1.Unsupervised Machine Learning to Identify Depressive Subtypes
Benson KUNG ; Maurice CHIANG ; Gayan PERERA ; Megan PRITCHARD ; Robert STEWART
Healthcare Informatics Research 2022;28(3):256-266
Objectives:
This study evaluated an unsupervised machine learning method, latent Dirichlet allocation (LDA), as a method for identifying subtypes of depression within symptom data.
Methods:
Data from 18,314 depressed patients were used to create LDA models. The outcomes included future emergency presentations, crisis events, and behavioral problems. One model was chosen for further analysis based upon its potential as a clinically meaningful construct. The associations between patient groups created with the final LDA model and outcomes were tested. These steps were repeated with a commonly-used latent variable model to provide additional context to the LDA results.
Results:
Five subtypes were identified using the final LDA model. Prior to the outcome analysis, the subtypes were labeled based upon the symptom distributions they produced: psychotic, severe, mild, agitated, and anergic-apathetic. The patient groups largely aligned with the outcome data. For example, the psychotic and severe subgroups were more likely to have emergency presentations (odds ratio [OR] = 1.29; 95% confidence interval [CI], 1.17–1.43 and OR = 1.16; 95% CI, 1.05–1.29, respectively), whereas these outcomes were less likely in the mild subgroup (OR = 0.86; 95% CI, 0.78–0.94).

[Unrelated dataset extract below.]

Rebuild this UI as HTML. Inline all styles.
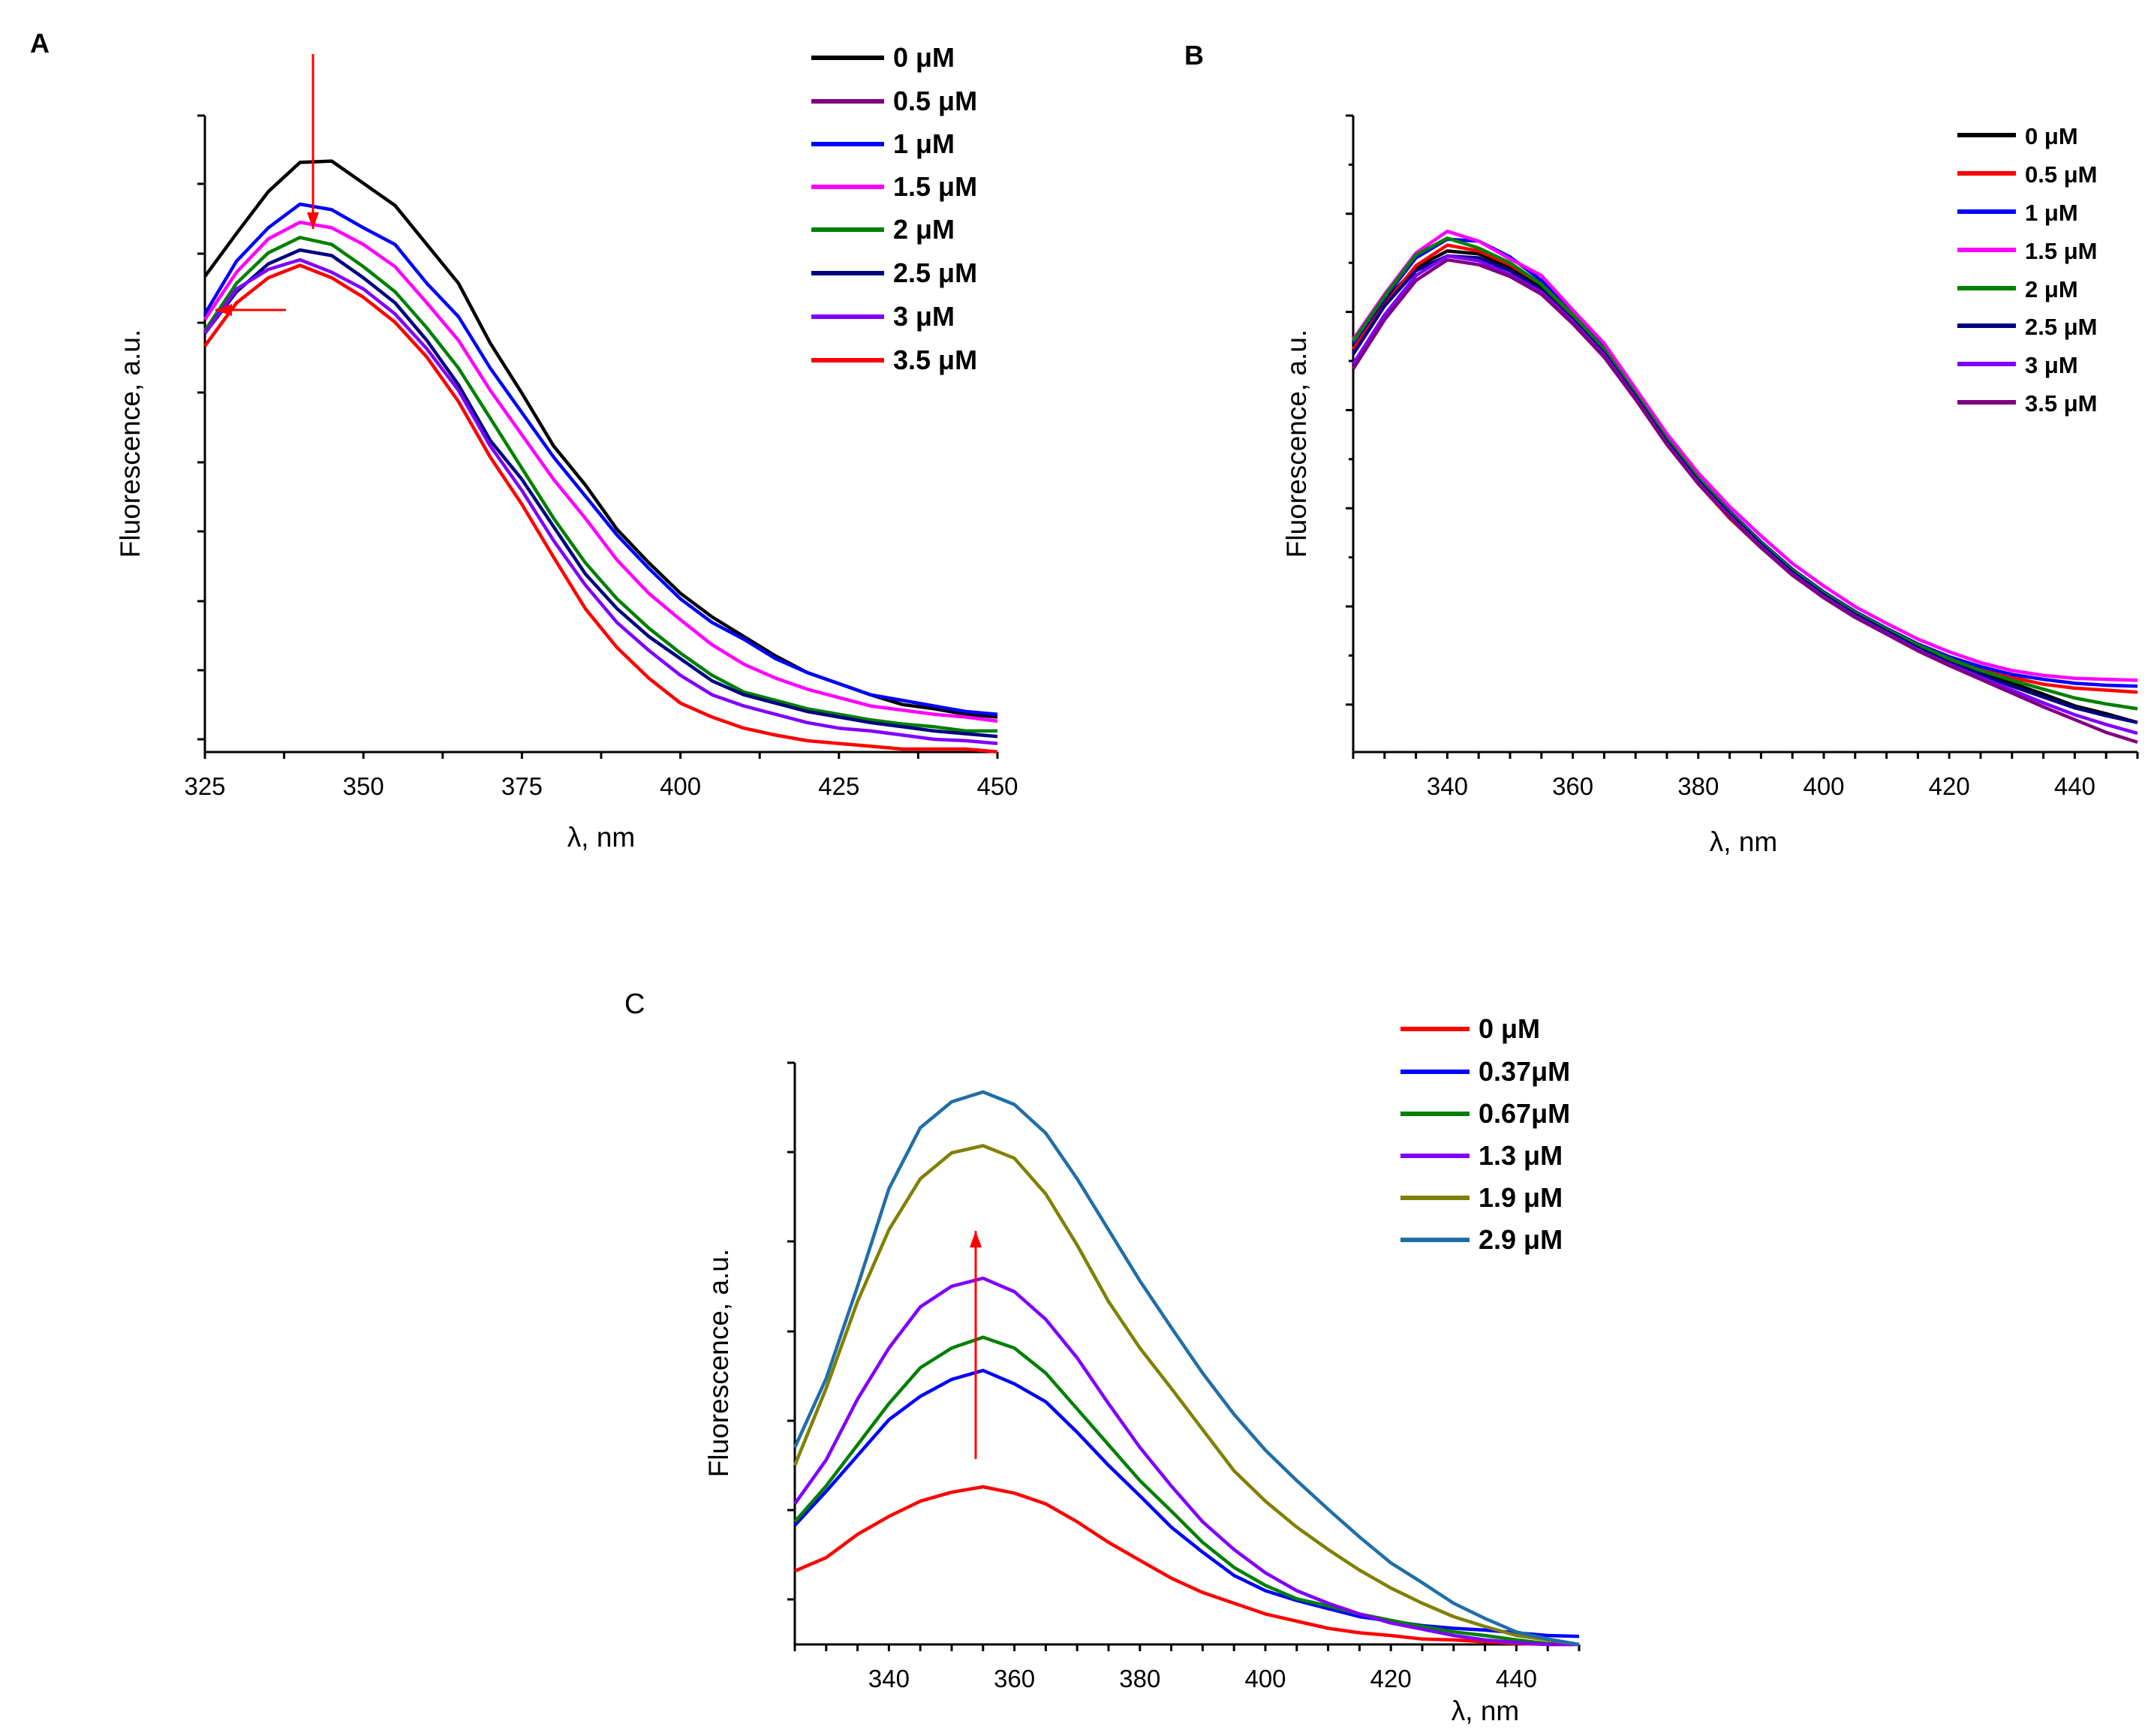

We found that the LDA subtypes were characterized by clusters of unique symptoms. This contrasted with the latent variable model subtypes, which were largely stratified by severity.
Conclusions
This study suggests that LDA can surface clinically meaningful, qualitative subtypes. Future work could be incorporated into studies concerning the biological bases of depression, thereby contributing to the development of new psychiatric therapeutics.